Brian calling for moose
We walked along the trail, stopping every once in a while to call and attempt to listen between gusts of wind.  It was turning out to be a beautiful fall day and we had high hopes for seeing some wildlife.  The first chopping that we came to was beautiful - the photo does not do it justice - with Black Spruce below us, hardwoods to our left, swamp to our right.  If the day had started off nicer, this would be prime moose territory.


Brian called a few times and we listened hard to hear grunts or bellows when the wind would die down but it was apparent that no moose were coming in to see what was going on.  We headed back to the main roadway and continued on into some boggier areas.


Three years ago when Dad was drawn for a moose permit and we were searching for our moose, he would take me down these paths and down some even thicker and I was sure he was out of his mind.  Spaces that deer seemed too big for, would have great moose sign.  It still amazes me how animals with huge antlers can get through places like this without getting stuck. 

Brian began pointing out places on the trees that had been rubbed by moose.  Similar to deer, moose will make rubs to leave scent, get velvet off or to relieve some frustration.  The tree had this great rub at the bottom and several smaller nicks all the way to the top that were probably made by the tines further out on the antlers.
Jenn and I checking out the moose rub
We walked and walked and walked looking for moose and hoping to hear a call back in response to one of Brian's but nothing came.  We headed back to the truck for lunch and to move on to a new spot. 

As the afternoon wore on, we tried a couple different spots and could not get a moose to call back to us.  Brian wanted to try one specific clearing before we called it a night and headed home.  The temperature was steadily dropping and the sun was beginning to set.  The moon was high and bright and the wind was finally gone.
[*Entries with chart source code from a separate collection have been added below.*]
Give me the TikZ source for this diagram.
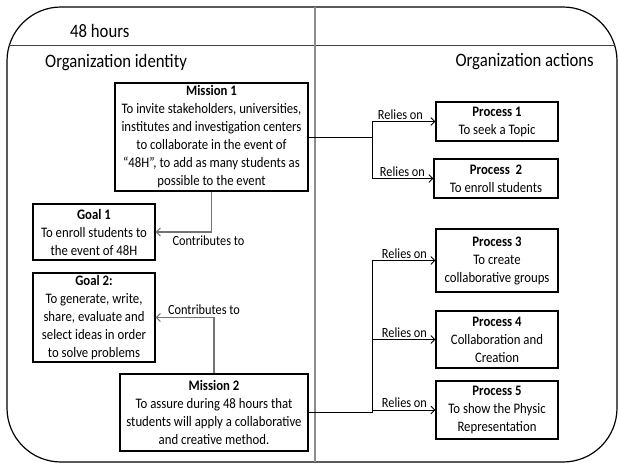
\documentclass[tikz,border=0pt]{standalone}
\usepackage{fontspec}
\setmainfont{Carlito}[FakeStretch=0.88]
\usetikzlibrary{arrows.meta}

\tikzset{
  box/.style={draw=black, line width=1.3pt, align=center, inner sep=0pt,
    font=\fontsize{14.5}{18}\selectfont},
  lbl/.style={font=\fontsize{14}{16}\selectfont, inner sep=2pt},
  head/.style={font=\fontsize{19}{22}\selectfont, inner sep=0pt},
  rel/.style={draw=black, line width=0.8pt, -{Straight Barb[length=4pt,width=8pt]}},
  contrib/.style={draw=black!55, line width=1.1pt, -{Straight Barb[length=4pt,width=8pt]}},
}

\begin{document}
\begin{tikzpicture}[x=1pt, y=-1pt]
		\useasboundingbox (0,0) rectangle (619,464);
		%%%%% frame %%%%%
		\draw[line width=1.2pt, rounded corners=54pt] (7,7) rectangle (617,462);
		\begin{scope}
			\clip[rounded corners=54pt] (7,7) rectangle (617,462);
			\draw[black!75, line width=0.8pt] (0,45) -- (619,45);
		\end{scope}
		\draw[black!45, line width=1.2pt] (315,7) -- (315,462);
		
		\node[head, anchor=west] (hours) at (70,31) {48 hours};
		\node[head, anchor=west] (ident) at (45,63) {Organization identity};
		\node[head, anchor=east] (acts) at (594,62) {Organization actions};
		
		%%%%% identity %%%%%
		\node[box, minimum width=193pt, minimum height=108pt] (m1) at (211.5,137)
			{\textbf{Mission 1}\\To invite stakeholders, universities,\\institutes and investigation centers\\to collaborate in the event of\\``48H'', to add as many students as\\possible to the event};
		\node[box, minimum width=122pt, minimum height=56pt] (g1) at (94,232)
			{\textbf{Goal 1}\\To enroll students to\\the event of 48H};
		\node[box, minimum width=122pt, minimum height=89pt] (g2) at (94,317.5)
			{\textbf{Goal 2:}\\To generate, write,\\share, evaluate and\\select ideas in order\\to solve problems};
		\node[box, minimum width=188pt, minimum height=77pt] (m2) at (214,412.5)
			{\textbf{Mission 2}\\To assure during 48 hours that\\students will apply a collaborative\\and creative method.};
		
		%%%%% actions %%%%%
		\node[box, minimum width=122pt, minimum height=39pt] (p1) at (497,121.5)
			{\textbf{Process 1}\\To seek a Topic};
		\node[box, minimum width=124pt, minimum height=39pt] (p2) at (496,178.5)
			{\textbf{Process\ \ 2}\\To enroll students};
		\node[box, minimum width=122pt, minimum height=63pt] (p3) at (497,260.5)
			{\textbf{Process 3}\\To create\\collaborative groups};
		\node[box, minimum width=122pt, minimum height=57pt] (p4) at (497,339.5)
			{\textbf{Process 4}\\Collaboration and\\Creation};
		\node[box, minimum width=122pt, minimum height=58pt] (p5) at (497,410)
			{\textbf{Process 5}\\To show the Physic\\Representation};
		
		%%%%% connectors %%%%%
		\coordinate (j1) at (372,137);
		\coordinate (j2) at (372,412.5);
		\draw[line width=0.8pt] (m1.east) -- (j1);
		\draw[rel] (j1) |- (p1.west) node[lbl, pos=1, above left, xshift=-10pt] (r1) {Relies on};
		\draw[rel] (j1) |- (p2.west) node[lbl, pos=1, above left, xshift=-6pt] (r2) {Relies on};
		\draw[line width=0.8pt] (m2.east) -- (j2);
		\draw[rel] (j2) |- (p3.west) node[lbl, pos=1, above left, xshift=-6pt] (r3) {Relies on};
		\draw[rel] (j2) |- (p4.west) node[lbl, pos=1, above left, xshift=-6pt] (r4) {Relies on};
		\draw[rel] (j2) |- (p5.west) node[lbl, pos=1, above left, xshift=-6pt] (r5) {Relies on};
		
		\draw[contrib] (m1.south) |- (g1.east) node[lbl, pos=0.5, below, xshift=-3pt, yshift=-1pt] (c1) {Contributes to};
		\draw[contrib] (m2.north) |- (g2.east) node[lbl, pos=0.5, above, xshift=-10pt] (c2) {Contributes to};
	\end{tikzpicture}
\end{document}
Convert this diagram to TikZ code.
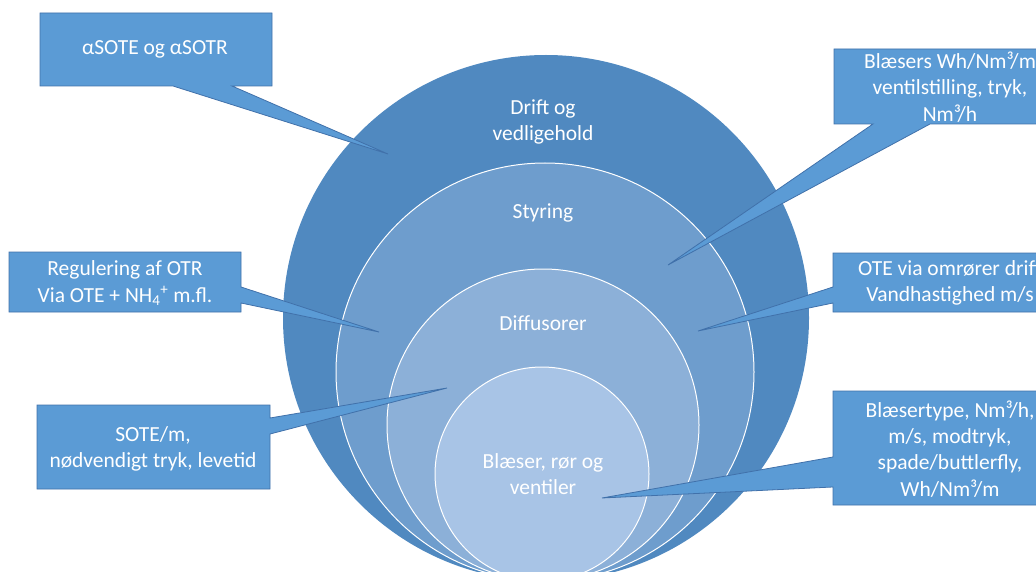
\documentclass[tikz,border=0pt]{standalone}
\usepackage{fontspec}
\setmainfont{Carlito}
\definecolor{cA}{RGB}{80,137,192}
\definecolor{cB}{RGB}{110,157,205}
\definecolor{cC}{RGB}{140,176,216}
\definecolor{cD}{RGB}{168,196,230}
\definecolor{callblue}{RGB}{91,155,213}
\definecolor{calledge}{RGB}{65,113,170}
\begin{document}
\begin{tikzpicture}[x=1pt,y=-1pt,
  callout/.style={fill=callblue, draw=calledge, line width=0.8pt, line join=miter},
  ring/.style={draw=white, line width=1pt},
  lbl/.style={text=white, font=\fontsize{21.5}{26.3}\selectfont, align=center, inner sep=0pt},
]
\useasboundingbox (0,0) rectangle (1036,572);
\clip (0,0) rectangle (1036,572);
% stacked circles
\fill[cA] (546,318) circle[radius=263pt];
\filldraw[cB, ring, fill=cB] (545,372) circle[radius=209pt];
\filldraw[cC, ring, fill=cC] (543,425) circle[radius=156pt];
\filldraw[cD, ring, fill=cD] (542,474) circle[radius=107pt];
% circle labels
\node[lbl] (drift) at (543,122) {Drift og\\vedligehold};
\node[lbl] (styr) at (543,213) {Styring};
\node[lbl] (diff) at (543,323) {Diffusorer};
\node[lbl] (blae) at (543,474) {Blæser, rør og\\ventiler};
% callouts
\draw[callout] (40,13) -- (272,13) -- (272,86) -- (232,86) -- (388,154) -- (173,86) -- (40,86) -- cycle;
\draw[callout] (834,49) -- (1066,49) -- (1066,124) -- (930,124) -- (668,265) -- (873,124) -- (834,124) -- cycle;
\draw[callout] (833,253) -- (1067,253) -- (1067,312) -- (833,312) -- (833,303) -- (698,331) -- (833,287) -- cycle;
\draw[callout] (833,391) -- (1067,391) -- (1067,505) -- (833,505) -- (833,487) -- (602,498) -- (833,457) -- cycle;
\draw[callout] (9,252) -- (241,252) -- (241,287) -- (379,332) -- (241,303) -- (241,312) -- (9,312) -- cycle;
\draw[callout] (37,405) -- (270,405) -- (270,418) -- (447,388) -- (270,434) -- (270,489) -- (37,489) -- cycle;
% callout texts
\node[lbl] (ta) at (155,49) {αSOTE og αSOTR};
\node[lbl] (tb) at (950,87) {Blæsers Wh/Nm³/m\\ventilstilling, tryk,\\Nm³/h};
\node[lbl] (tc) at (950,283) {OTE via omrører drift\\Vandhastighed m/s};
\node[lbl] (td) at (950,449) {Blæsertype, Nm³/h,\\m/s, modtryk,\\spade/buttlerfly,\\Wh/Nm³/m};
\node[lbl] (te) at (125,283) {Regulering af OTR\\Via OTE + NH\textsubscript{4}\textsuperscript{+} m.fl.};
\node[lbl] (tf) at (153,449) {SOTE/m,\\nødvendigt tryk, levetid};
\end{tikzpicture}
\end{document}
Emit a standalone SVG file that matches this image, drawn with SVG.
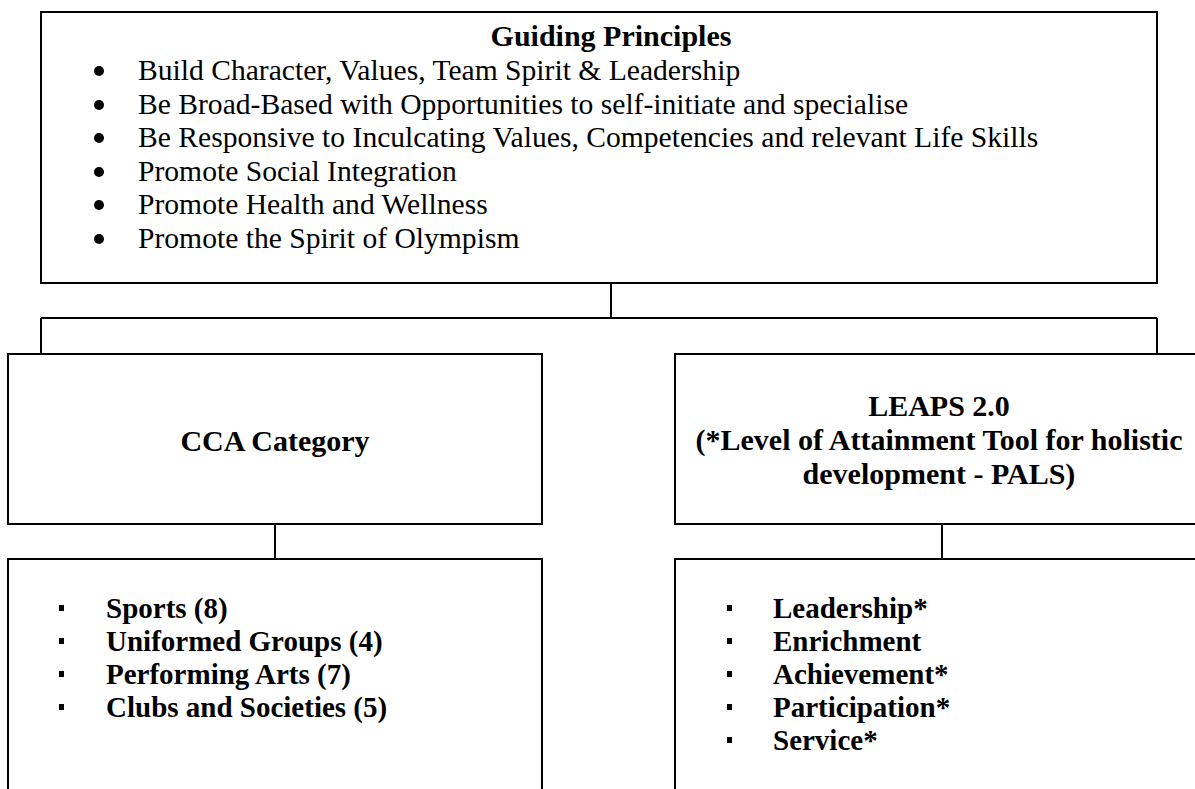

We stopped along the edge of the clearing and sat down on a couple of stumps.  Brian started calling.  We listened and kept scanning the tree line for movement.  When he called a few minutes later, Brian heard the first response.  He started pointing behind us and Jenn and I moved to get out of the open.  Brian called again and this time, I heard the muffled grunt.  I looked off to my left and saw the antlers coming through the trees, along the same path we had taken to come in.

It was a young bull and he came within 30 feet of us.  He was not scared but seemed more curious as to what was making the noises of a moose but didnt look like a moose.  Jenn and I snapped frantically trying to get the best shots.  In the end, Brian was the one who snapped these great photos.


We stood there for about 30 minutes with this young bull as he checked us out, moved away from us, came back to check on us and eventually headed off into the woods below the ridge we were on.

It was exciting to have one so close and the payoff, after hours of hearing nothing, was great!  Brian came through with a wonderful adventure in the woods and great photos of this young bull moose.  You never know what kind of adventure you will have in the Maine woods!